Think about this either as 2^ω counters, or by counting the counters individually: number the first counter 0, and the counter produced by the first double 0.1 and the counters produced by the second double 0.01 and 0.11, and so on.

Q. Right... Is that rigorous?

I think so... You need either to be comfortable with an infinite stack, (the order things come off it might be a problem?) or to have events happen "in parallel" when it's obvious what's going to happen.

Q. Is it interesting?

I don't know. Maybe. Probably not. It does mean that if you gain uncountably infinite life, your opponent has to jump through some extra hoop, it's not enough just to have an infinite combo. You don't just need a way of gaining infinite cards, infinite mana, and infinite damage, you need an infinite number of copies of some doubling effect as well.

Q. So, specific cards?

Aforementioned doubling season, together with a card that makes it a creature (opalescence) -- or anything else if you can copy it -- and a reusable card that puts a copy of target creature or artifact (kiki-jiki "tap to put into aply a copy of target creature" plus a way to untap it, mirrorweave "all creatures become a copy of target creature" plus infinite creature tokens, spitting image "pay mana and discard a land to repeatedly put a copy of target creature into play").

Isn't there some red enchantment which does twice as much damage?

Q. I ask the questions here.

That's not a question.

Q. I ask the questions here. Right, asshole?

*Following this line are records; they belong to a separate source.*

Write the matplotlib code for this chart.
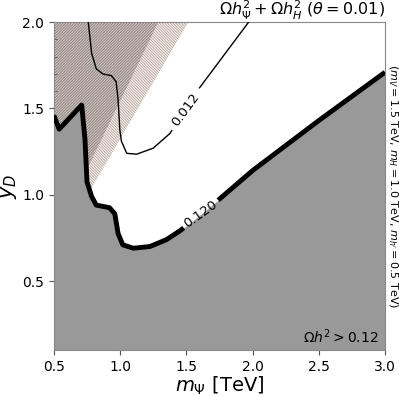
import numpy as np
import matplotlib
matplotlib.use("Agg")
import matplotlib.pyplot as plt
from matplotlib.ticker import MultipleLocator

# Omega h^2 = 0.120 contour (m_Psi [TeV], y_D)
m_120 = [0.5, 0.54, 0.71, 0.735, 0.75, 0.785, 0.82, 0.92, 0.96, 0.985, 1.02,
         1.10, 1.225, 1.35, 1.45, 1.55, 1.75, 2.0, 2.5, 3.0]
y_120 = [1.46, 1.38, 1.52, 1.32, 1.075, 0.99, 0.94, 0.925, 0.89, 0.775, 0.71,
         0.69, 0.70, 0.74, 0.79, 0.85, 0.975, 1.14, 1.43, 1.71]

# Omega h^2 = 0.012 contour
m_012 = [0.76, 0.785, 0.82, 0.87, 0.935, 0.97, 0.985, 0.998, 1.01, 1.05,
         1.125, 1.25, 1.376, 1.49, 1.60, 1.97]
y_012 = [2.0, 1.82, 1.73, 1.70, 1.69, 1.655, 1.55, 1.375, 1.31, 1.24,
         1.235, 1.27, 1.355, 1.49, 1.62, 2.0]

# excluded regions (hatched), edge in m_Psi as function of y_D
y_excl = [0.9, 2.0]
m_excl_a = [0.679, 1.515]
m_excl_b = [0.594, 1.288]

# contour labels: text, curve, m_Psi range of the gap in the line, rotation
labels = [("0.120", m_120, y_120, 1.48, 1.74, 35.5),
          ("0.012", m_012, y_012, 1.39, 1.60, 53.6)]


def draw_with_gap(m, y, m0, m1, **kw):
    m = np.asarray(m)
    y = np.asarray(y)
    y0, y1 = np.interp([m0, m1], m, y)
    left = m < m0
    right = m > m1
    ax.plot(np.r_[m[left], m0], np.r_[y[left], y0], **kw)
    ax.plot(np.r_[m1, m[right]], np.r_[y1, y[right]], **kw)


plt.rcParams['hatch.linewidth'] = 0.5
fig, ax = plt.subplots(figsize=(3.99, 3.96), dpi=100)
fig.subplots_adjust(left=0.135, right=0.965, bottom=0.116, top=0.944)

ax.fill_betweenx(y_excl, 0.5, m_excl_a, facecolor='#f4f0ec', edgecolor='#ad978d',
                 hatch='\\' * 12, linewidth=0, zorder=1)
ax.fill_betweenx(y_excl, 0.5, m_excl_b, facecolor='#c4bbb6', edgecolor='#645957',
                 hatch='/' * 12, linewidth=0, alpha=0.7, zorder=1.5)

ax.fill_between(m_120, 0.1, y_120, color='#999999', linewidth=0, zorder=2)

draw_with_gap(m_120, y_120, 1.48, 1.74, color='k', lw=3.5, zorder=3,
              solid_capstyle='butt')
draw_with_gap(m_012, y_012, 1.39, 1.60, color='k', lw=1.0, zorder=3)

for txt, m, y, m0, m1, rot in labels:
    xm = 0.5 * (m0 + m1)
    ym = np.mean(np.interp([m0, m1], m, y))
    ax.text(xm, ym, txt, rotation=rot, ha='center', va='center',
            rotation_mode='anchor', fontsize=9.5, zorder=4)

ax.set_xlim(0.5, 3.0)
ax.set_ylim(0.1, 2.0)
ax.set_xticks([0.5, 1.0, 1.5, 2.0, 2.5, 3.0])
ax.set_yticks([0.5, 1.0, 1.5, 2.0])
ax.xaxis.set_minor_locator(MultipleLocator(0.1))
ax.yaxis.set_minor_locator(MultipleLocator(0.1))
ax.tick_params(which='major', direction='out', length=3.5, labelsize=10, color='#555555')
ax.tick_params(which='minor', direction='in', length=2, color='#555555')
for s in ax.spines.values():
    s.set_color('#888888')

ax.set_xlabel(r'$m_\Psi$ [TeV]', fontsize=14, labelpad=1)
ax.set_ylabel(r'$y_D$', fontsize=15, labelpad=2)
ax.set_title(r'$\Omega h_\Psi^2 + \Omega h_H^2\ (\theta = 0.01)$', loc='right',
             fontsize=11.5, pad=1)
ax.text(1.002, 0.5, r'$(m_V = 1.5$ TeV, $m_H = 1.0$ TeV, $m_{h^\prime} = 0.5$ TeV$)$',
        rotation=270, ha='left', va='center', fontsize=8, transform=ax.transAxes)
ax.text(0.98, 0.012, r'$\Omega h^2 > 0.12$', ha='right', va='bottom', fontsize=10,
        transform=ax.transAxes, zorder=5)

plt.savefig('out.png', dpi=100)
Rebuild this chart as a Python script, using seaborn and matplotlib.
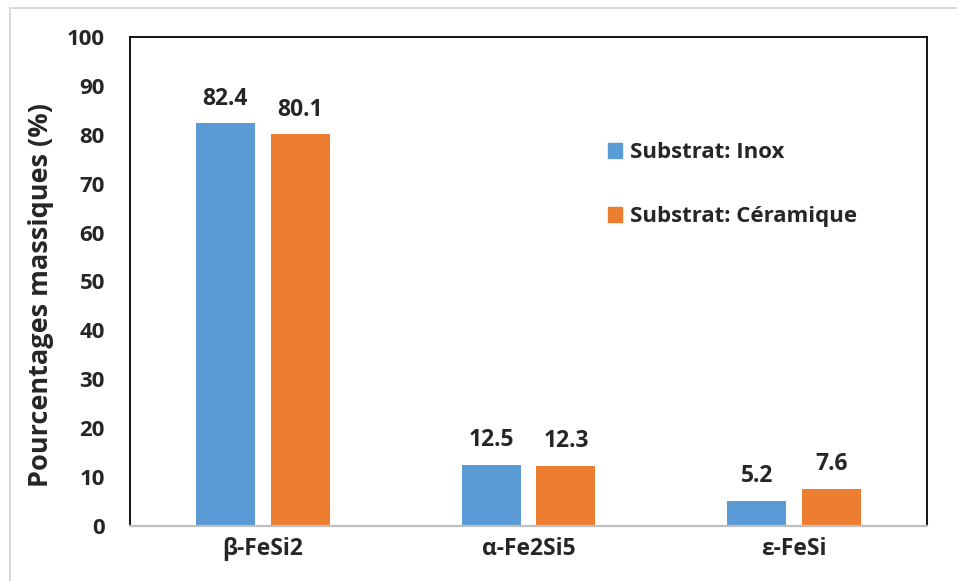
import matplotlib
matplotlib.use("Agg")
import matplotlib.pyplot as plt
import matplotlib.patches as mpatches
import seaborn as sns
import pandas as pd

phases = ["β-FeSi2", "α-Fe2Si5", "ε-FeSi"]
substrats = ["Substrat: Inox", "Substrat: Céramique"]
inox = [82.4, 12.5, 5.2]
ceramique = [80.1, 12.3, 7.6]
yticks = [0, 10, 20, 30, 40, 50, 60, 70, 80, 90, 100]
colors = ["#5B9BD5", "#ED7D31"]

df = pd.DataFrame({
    "phase": phases * 2,
    "substrat": [substrats[0]] * 3 + [substrats[1]] * 3,
    "valeur": inox + ceramique,
})

sns.set_theme(style="white")
plt.rcParams["font.family"] = ["Open Sans", "DejaVu Sans"]
plt.rcParams["font.weight"] = "bold"

fig = plt.figure(figsize=(9.57, 5.81), dpi=100)
ax = fig.add_axes([0.1358, 0.0947, 0.8329, 0.8416])

sns.barplot(data=df, x="phase", y="valeur", hue="substrat",
            palette=colors, width=0.564, gap=0.213, errorbar=None,
            saturation=1, ax=ax, linewidth=0)

for cont in ax.containers:
    ax.bar_label(cont, fmt="%.1f", padding=9, fontsize=16.5, fontweight="bold")

ax.set_ylim(0, 100)
ax.set_xlim(-0.5, 2.5)
ax.set_yticks(yticks)
ax.set_yticklabels([str(v) for v in yticks], fontsize=16, fontweight="bold")
ax.set_xticks(range(len(phases)))
ax.set_xticklabels(phases, fontsize=16.5, fontweight="bold")
ax.tick_params(axis="x", length=0, pad=8)
ax.tick_params(axis="y", length=0, pad=18)
ax.set_xlabel("")
ax.set_ylabel("Pourcentages massiques (%)", fontsize=19.5, fontweight="bold")
ax.yaxis.set_label_coords(-0.095, 0.472)

for side in ["left", "top", "right"]:
    ax.spines[side].set_color("black")
    ax.spines[side].set_linewidth(1.3)
ax.spines["bottom"].set_color("#bfbfbf")
ax.spines["bottom"].set_linewidth(1.6)

handles = [mpatches.Patch(color=c, label=l) for c, l in zip(colors, substrats)]
ax.legend(handles=handles, loc="upper left", bbox_to_anchor=(0.614, 0.79),
          bbox_transform=fig.transFigure, frameon=False,
          handlelength=0.65, handleheight=0.65, handletextpad=0.35,
          labelspacing=1.95, prop={"weight": "bold", "size": 16})

border = mpatches.Rectangle((10 / 957, -0.05), 1.0, 1 - 8 / 581 + 0.05,
                            transform=fig.transFigure, fill=False,
                            edgecolor="#d9d9d9", linewidth=1.5)
fig.add_artist(border)

fig.savefig("out.png", dpi=100)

Date: 2008-07-22 03:34 pm (UTC)
From: [identity profile] alextfish.livejournal.com
Doubling Season doesn't actually use the stack. It just replaces the action "put a token into play" with "put two tokens into play".

I don't think your proposed proof by induction works. I think the inductive step is fine, but your initial step is somewhat missing. (And in fact undefined, since you're trying to induce downwards from infinity to zero, which doesn't work too well.)

I've got myself a little confused about this, since I can't see why the Dismantle example above can produce 2^ℵ0 if the set of ℵ0 Doubling Seasons doesn't. You do seem to have provided an injection from your infinitely-Doubled tokens into the rationals, but equally it seems to me that "take 1 and double it ℵ0 times" is what you're doing, and surely that must produce 2^ℵ0 tokens?

Date: 2008-07-22 04:04 pm (UTC)
From: [identity profile] gareth-rees.livejournal.com
take 1 and double it ℵ0 times

Incidentally, I'm not at all sure what you mean by this. You're switching between ordinals and cardinals rather carelessly and this may be what's confusing you.

In particular, taking a number and doubling it repeatedly is a series of operations that have to happen in some order. So you must count the doublings with an ordinal, not a cardinal.

The order matters because you might get a different result if you do the doublings in a different order. For example, even though |ω| = |ω+1| = ℵ0, we have 2ω = ω, but 2ω+1 = 2ω.